How To Export a Large Dataset With Fat-Free Framework Without Running Out of Memory and Use Underlaying PDO Methods

The task is to export 50000+ records from a MySQL database into a sitemap.xml

There are several ways to work with a database in Fat-Free Framework.


The most convenient way is to use their ORM.

$f3->set('DB', new DB\SQL('mysql:host=localhost;port=3306;dbname=myDatabase','user','password'));
$f3->get('DB')->log(FALSE); // disable log if you deal with large datasets.

$pages = new \DB\SQL\Mapper($f3->get('DB'), 'pages');

// this loads ALL records if there is no filter specified like `$user->load(['userID=?','tarzan'])`


This will most likely fail with a Fatal error: Allowed memory size of 8388608 bytes exhausted (tried to allocate 4096 bytes), because all 50000+ database entries are being loaded into the mapper and depending on the data, PHP runs out of memory.

One way to solve that is to paginate the data and retrieve a LIMITed set of records. But that's ugly, unless you rely on the F3 mapper magic.

Plain SQL the Fat-Free Way

In F3 it's also possible to use plain SQL with exec.

$pages = $f3->get('DB')->exec('SELECT url,stamp FROM pages');

foreach($pages as $page){

Same here, PHP runs out of memory, because all 50000+ records are being loaded into memory.

Plain Unbuffered Queries PDO Style

F3's SQL class is a superset of PHP's PDO Class so there is access to all the native PDO functions and settings.

By default, queries are buffered, means PHP loads the whole result set into memory, to work with it.

Queries are using the buffered mode by default. This means that query results are immediately transferred from the MySQL Server to PHP and then are kept in the memory of the PHP process. This allows additional operations like counting the number of rows, and moving (seeking) the current result pointer. It also allows issuing further queries on the same connection while working on the result set. The downside of the buffered mode is that larger result sets might require quite a lot memory. The memory will be kept occupied till all references to the result set are unset or the result set was explicitly freed, which will automatically happen during request end the latest.

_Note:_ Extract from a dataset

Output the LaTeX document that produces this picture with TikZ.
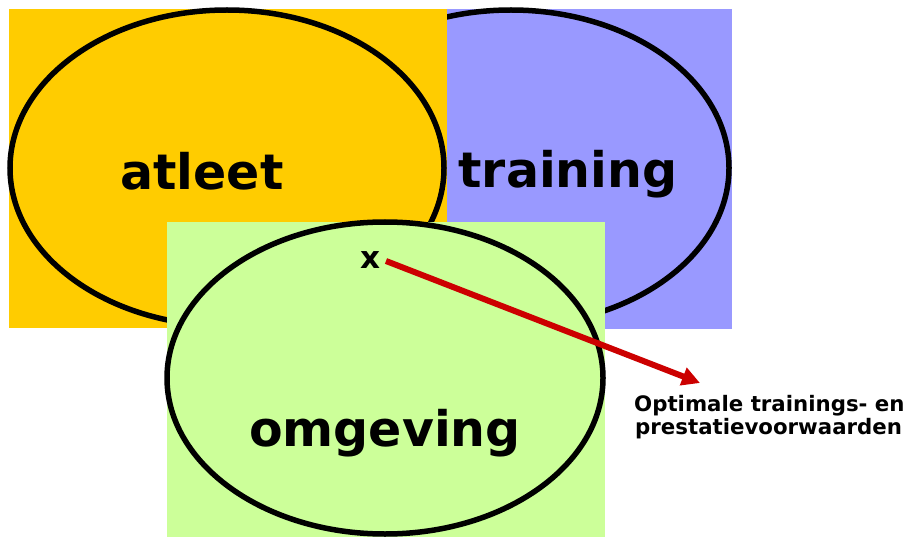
\documentclass[tikz,border=0pt]{standalone}
\usepackage{fontspec}
\setmainfont{DejaVu Sans}
\usepackage[dvipsnames]{xcolor}
\usetikzlibrary{arrows, arrows.meta}
\definecolor{atleetgeel}{HTML}{FFCC00}
\definecolor{trainingblauw}{HTML}{9999FF}
\definecolor{omgevinggroen}{HTML}{CCFF99}
\definecolor{pijlrood}{HTML}{CC0000}
\tikzset{
  rim/.style={line width=5.5pt,black},
  bigword/.style={anchor=base,inner sep=0pt,font=\fontsize{49}{56}\selectfont\bfseries},
  noteword/.style={anchor=base west,inner sep=0pt,font=\fontsize{21.3}{23}\selectfont\bfseries}
}

\begin{document}
\begin{tikzpicture}[x=1pt,y=-1pt]
\useasboundingbox (0,0) rectangle (909,537);
%---------------------------------------------------
\fill[trainingblauw] (447,9) rectangle (732,329);
\draw[rim] (511,168) ellipse (218 and 158);
\fill[atleetgeel] (9,9) rectangle (447,328);
\draw[rim] (227,168) ellipse (217 and 158);
\node[bigword] (atleet) at (202,190) {atleet};
\node[bigword] (training) at (568,188) {training};
%---------------------------------------------------
\fill[omgevinggroen] (167,222) rectangle (605,537);
\draw[rim] (385,378) ellipse (218 and 156);
\node[bigword] (omgeving) at (385,446) {omgeving};
\node[anchor=base,inner sep=0pt,font=\fontsize{31}{36}\selectfont\bfseries] (cross) at (370,268) {x};
%---------------------------------------------------
\coordinate (start) at (386,261);
\coordinate (tip) at (700,383);
\draw[pijlrood,line width=6pt,-{Triangle[length=18pt,width=18pt]}] (start) -- (tip);
\node[noteword] (note1) at (634,411) {Optimale trainings- en};
\node[noteword] (note2) at (635,434) {prestatievoorwaarden};
\end{tikzpicture}
\end{document}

To get around the memory limitation unbuffered queries are an option.

Unbuffered MySQL queries execute the query and then return a resource while the data is still waiting on the MySQL server for being fetched. This uses less memory on the PHP-side, but can increase the load on the server. Unless the full result set was fetched from the server no further queries can be sent over the same connection.

The solution is to use native PDO methods and settings in Fat-Free Framework via $f3->get('DB')->pdo(), to retrieve all records with minimal memory consumption.

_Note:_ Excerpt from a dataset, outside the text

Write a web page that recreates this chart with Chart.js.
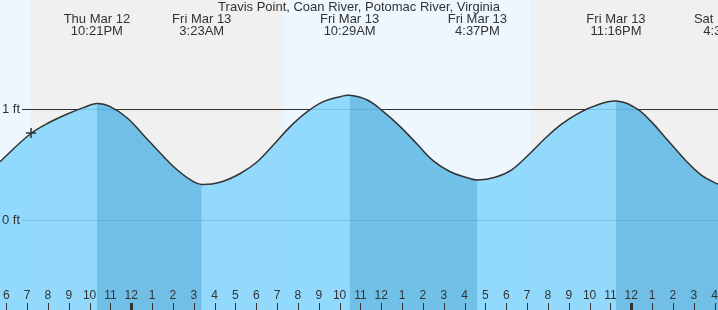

// Set the connection to unbuffered queries
$f3->get('DB')->pdo()->setAttribute(\PDO::MYSQL_ATTR_USE_BUFFERED_QUERY, false);

$uresult = $this->f3->get('DB')->pdo()->query('SELECT url,stamp FROM pages');

if ($uresult) {
  while ($row = $uresult->fetch(\PDO::FETCH_ASSOC)) {

I tested this with setting the memory artificially low with ini_set("memory_limit","8M"); and it just worked.

Potential Pitfalls

Using unbuffered queries comes with downsides and I found myself on Stack Overflow as soon as I tried to reuse the same db connection.

Means, one can only use one unbuffered connection. it's not possible to loop through the result and try to write something back. The table is locked. Solutions are to set up two database connections one for unbuffered and another one for buffered queries. There are pros and cons and it always depends on the use case.